DMax: Aggressive Parallel Decoding for dLLMs
Authors: Zigeng Chen, Gongfan Fang, Xinyin Ma, Ruonan Yu, Xinchao Wang
Paper: https://arxiv.org/abs/2604.08302
Code: https://github.com/czg1225/DMax
TL;DR
WHAT was done? The authors introduce DMax, a novel training and inference framework designed to unlock aggressive decoding parallelism in Diffusion Language Models (dLLMs). It mitigates the cascading error accumulation that typical parallel decoding methods suffer from by reformulating the standard binary mask-to-token transition into a self-revising continuous trajectory in the embedding space.
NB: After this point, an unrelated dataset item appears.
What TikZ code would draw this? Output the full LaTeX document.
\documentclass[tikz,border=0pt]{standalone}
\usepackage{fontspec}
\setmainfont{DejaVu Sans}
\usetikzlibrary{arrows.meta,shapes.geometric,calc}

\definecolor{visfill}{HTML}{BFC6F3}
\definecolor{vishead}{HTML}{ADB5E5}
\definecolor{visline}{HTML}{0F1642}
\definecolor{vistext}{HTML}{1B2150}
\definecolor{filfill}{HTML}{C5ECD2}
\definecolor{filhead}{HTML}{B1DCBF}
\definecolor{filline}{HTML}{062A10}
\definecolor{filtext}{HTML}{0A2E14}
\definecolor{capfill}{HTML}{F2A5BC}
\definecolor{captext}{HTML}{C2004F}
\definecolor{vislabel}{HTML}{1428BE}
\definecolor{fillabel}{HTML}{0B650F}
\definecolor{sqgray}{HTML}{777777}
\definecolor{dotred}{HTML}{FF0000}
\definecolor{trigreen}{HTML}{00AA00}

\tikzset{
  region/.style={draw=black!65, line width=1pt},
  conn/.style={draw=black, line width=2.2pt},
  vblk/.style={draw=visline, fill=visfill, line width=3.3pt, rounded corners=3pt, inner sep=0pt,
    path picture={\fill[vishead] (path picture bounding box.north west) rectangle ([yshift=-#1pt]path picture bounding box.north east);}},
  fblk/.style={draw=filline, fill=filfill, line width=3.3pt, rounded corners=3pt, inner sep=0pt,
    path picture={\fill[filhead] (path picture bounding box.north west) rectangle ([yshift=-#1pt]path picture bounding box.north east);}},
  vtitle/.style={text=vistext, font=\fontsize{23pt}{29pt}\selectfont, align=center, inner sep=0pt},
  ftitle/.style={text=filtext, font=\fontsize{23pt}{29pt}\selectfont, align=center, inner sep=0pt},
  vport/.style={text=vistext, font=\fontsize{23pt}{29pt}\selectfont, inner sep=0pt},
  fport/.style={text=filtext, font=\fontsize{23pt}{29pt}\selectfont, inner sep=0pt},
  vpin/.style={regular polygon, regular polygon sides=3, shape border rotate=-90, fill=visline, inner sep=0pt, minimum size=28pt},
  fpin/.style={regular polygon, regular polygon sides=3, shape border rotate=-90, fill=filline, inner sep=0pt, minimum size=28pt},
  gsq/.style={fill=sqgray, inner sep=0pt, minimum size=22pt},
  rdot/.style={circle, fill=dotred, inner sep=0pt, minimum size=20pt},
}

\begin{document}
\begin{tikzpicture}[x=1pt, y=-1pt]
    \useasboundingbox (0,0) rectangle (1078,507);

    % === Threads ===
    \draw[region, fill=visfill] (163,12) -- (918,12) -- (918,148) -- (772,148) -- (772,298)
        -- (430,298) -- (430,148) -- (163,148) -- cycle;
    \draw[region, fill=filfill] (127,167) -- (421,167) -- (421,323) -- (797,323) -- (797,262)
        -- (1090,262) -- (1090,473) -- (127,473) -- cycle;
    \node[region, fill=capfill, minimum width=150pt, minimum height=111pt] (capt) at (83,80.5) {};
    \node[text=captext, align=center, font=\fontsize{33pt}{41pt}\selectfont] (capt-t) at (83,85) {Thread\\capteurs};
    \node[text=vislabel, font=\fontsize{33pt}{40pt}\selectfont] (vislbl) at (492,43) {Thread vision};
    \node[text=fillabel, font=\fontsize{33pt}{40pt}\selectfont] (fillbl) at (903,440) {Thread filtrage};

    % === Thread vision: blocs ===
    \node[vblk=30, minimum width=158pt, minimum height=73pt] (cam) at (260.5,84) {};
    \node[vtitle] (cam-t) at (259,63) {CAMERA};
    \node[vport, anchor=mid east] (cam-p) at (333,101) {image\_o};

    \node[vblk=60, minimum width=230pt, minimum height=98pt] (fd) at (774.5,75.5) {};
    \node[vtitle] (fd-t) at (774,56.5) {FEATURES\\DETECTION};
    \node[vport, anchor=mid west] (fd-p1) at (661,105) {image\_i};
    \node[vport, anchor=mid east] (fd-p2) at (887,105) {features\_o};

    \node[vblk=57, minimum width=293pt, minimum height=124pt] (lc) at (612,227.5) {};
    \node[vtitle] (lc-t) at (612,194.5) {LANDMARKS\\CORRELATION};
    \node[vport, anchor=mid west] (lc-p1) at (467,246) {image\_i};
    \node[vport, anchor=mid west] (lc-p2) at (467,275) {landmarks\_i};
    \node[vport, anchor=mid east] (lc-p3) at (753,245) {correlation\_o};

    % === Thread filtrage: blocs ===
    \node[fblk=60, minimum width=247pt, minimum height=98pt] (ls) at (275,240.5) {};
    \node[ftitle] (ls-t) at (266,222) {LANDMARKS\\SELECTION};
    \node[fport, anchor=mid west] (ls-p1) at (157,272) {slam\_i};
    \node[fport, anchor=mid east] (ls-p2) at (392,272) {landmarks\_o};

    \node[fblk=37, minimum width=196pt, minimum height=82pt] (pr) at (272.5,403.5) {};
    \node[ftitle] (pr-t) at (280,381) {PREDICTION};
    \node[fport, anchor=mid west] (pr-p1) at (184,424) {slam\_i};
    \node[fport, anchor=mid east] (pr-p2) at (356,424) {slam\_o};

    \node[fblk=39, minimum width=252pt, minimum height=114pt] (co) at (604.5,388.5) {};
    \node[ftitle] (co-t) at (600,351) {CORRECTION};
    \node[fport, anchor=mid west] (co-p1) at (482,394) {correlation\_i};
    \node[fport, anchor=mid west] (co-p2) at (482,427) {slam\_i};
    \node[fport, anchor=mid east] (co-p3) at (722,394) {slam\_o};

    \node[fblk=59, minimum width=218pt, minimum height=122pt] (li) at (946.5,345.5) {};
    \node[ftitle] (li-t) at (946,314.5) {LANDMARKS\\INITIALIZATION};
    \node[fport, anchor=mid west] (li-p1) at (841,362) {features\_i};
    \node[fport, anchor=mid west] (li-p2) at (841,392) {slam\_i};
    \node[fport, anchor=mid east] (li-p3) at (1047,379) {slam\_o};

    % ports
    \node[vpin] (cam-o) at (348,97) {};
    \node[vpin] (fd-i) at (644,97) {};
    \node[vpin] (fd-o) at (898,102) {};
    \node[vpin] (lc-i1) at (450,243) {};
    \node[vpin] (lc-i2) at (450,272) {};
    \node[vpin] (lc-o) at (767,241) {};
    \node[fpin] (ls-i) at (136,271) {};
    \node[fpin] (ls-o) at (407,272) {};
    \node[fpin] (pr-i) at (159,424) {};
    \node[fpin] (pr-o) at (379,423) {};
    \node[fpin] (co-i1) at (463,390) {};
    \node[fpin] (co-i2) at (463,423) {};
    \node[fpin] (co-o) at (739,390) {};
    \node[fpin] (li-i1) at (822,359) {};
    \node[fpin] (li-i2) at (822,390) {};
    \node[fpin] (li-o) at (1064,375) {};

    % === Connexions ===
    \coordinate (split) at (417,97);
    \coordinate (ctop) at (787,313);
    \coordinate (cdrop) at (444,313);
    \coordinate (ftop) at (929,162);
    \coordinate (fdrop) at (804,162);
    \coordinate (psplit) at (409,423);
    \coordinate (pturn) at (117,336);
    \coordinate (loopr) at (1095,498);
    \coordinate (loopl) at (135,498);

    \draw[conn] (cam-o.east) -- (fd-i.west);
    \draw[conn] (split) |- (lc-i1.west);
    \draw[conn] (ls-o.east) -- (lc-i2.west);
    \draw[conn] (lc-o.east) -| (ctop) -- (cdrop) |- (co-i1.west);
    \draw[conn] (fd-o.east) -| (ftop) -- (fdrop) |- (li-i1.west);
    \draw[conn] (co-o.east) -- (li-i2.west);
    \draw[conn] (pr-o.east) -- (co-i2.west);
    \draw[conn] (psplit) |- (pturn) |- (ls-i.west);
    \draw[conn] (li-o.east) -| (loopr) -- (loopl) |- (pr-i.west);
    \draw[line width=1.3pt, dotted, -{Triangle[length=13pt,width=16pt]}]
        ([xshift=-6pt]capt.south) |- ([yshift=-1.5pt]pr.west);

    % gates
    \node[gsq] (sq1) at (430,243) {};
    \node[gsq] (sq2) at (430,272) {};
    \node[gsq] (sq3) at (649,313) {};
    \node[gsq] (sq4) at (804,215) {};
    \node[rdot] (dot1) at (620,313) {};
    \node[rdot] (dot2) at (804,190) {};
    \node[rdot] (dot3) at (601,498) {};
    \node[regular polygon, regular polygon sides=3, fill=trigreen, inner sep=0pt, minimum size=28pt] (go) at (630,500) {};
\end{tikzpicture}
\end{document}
This is achieved via two core techniques: On-Policy Uniform Training (OPUT), which trains the model on its own predictive distribution to learn self-correction, and Soft Parallel Decoding (SPD), which represents intermediate decoding states as a probability-weighted interpolation between predicted tokens and mask embeddings.
WHY it matters? While non-autoregressive parallel decoding has promised massive throughput improvements, existing masked diffusion models suffer severe generation quality collapse when forced to decode aggressively due to irreversible early errors. DMax successfully bridges this speed-accuracy gap. Applying DMax to the state-of-the-art LLaDA-2.0-mini baseline yields more than a 2.5× improvement in speed (tokens-per-forward) on complex reasoning (GSM8K) and coding (MBPP) benchmarks with negligible accuracy degradation, achieving over 1,300 tokens per second (TPS) on dual H200 GPUs.
Details
The Error Accumulation Bottleneck in Discrete Parallel Generation
Discrete Diffusion Language Models (dLLMs), such as Masked Diffusion Language Models (MDLMs), have surfaced as a highly compelling alternative to traditional Autoregressive Large Language Models (AR-LLMs) due to their innate potential for parallel generation. Rather than generating text token-by-token from left to right, MDLMs decode sequences via an iterative, non-autoregressive denoising process starting from a fully masked sequence. However, as illustrated in the comparison in Figure 1, the practical utility of aggressive parallel decoding is heavily bottlenecked by error propagation. Under standard MDLM decoding schemes, the transition from a mask to a token is a binary, one-way commitment. Once a position is decoded into a discrete token, it is treated as fixed context for subsequent steps. Under aggressive parallel settings, the model inevitably makes erroneous early predictions. These incorrect tokens then contaminate the context for neighboring positions, triggering a cascade of errors that ultimately culminates in semantic collapse.
To resolve this issue, prior methods have attempted to optimize inference schedules or utilize post-training distillation, as seen in dParallel-SFT or Hierarchical Decoding. However, these approaches do not address the root architectural deficiency: standard dLLMs completely lack an intrinsic mechanism to revise their own previous outputs in the middle of a decoding trajectory. A promising theoretical alternative lies in Uniform Diffusion Language Models (UDLMs), which are trained to denoise arbitrary corrupted tokens from the vocabulary rather than a dedicated mask token. This allows UDLMs to re-evaluate and correct any position at each step. Yet, because standard UDLMs initialize generation from entirely random vocabulary tokens, their generation trajectories are highly unstable. DMax elegantly unifies the stability of MDLMs with the self-correcting flexibility of UDLMs, reformulating text generation as a continuous, self-revising process.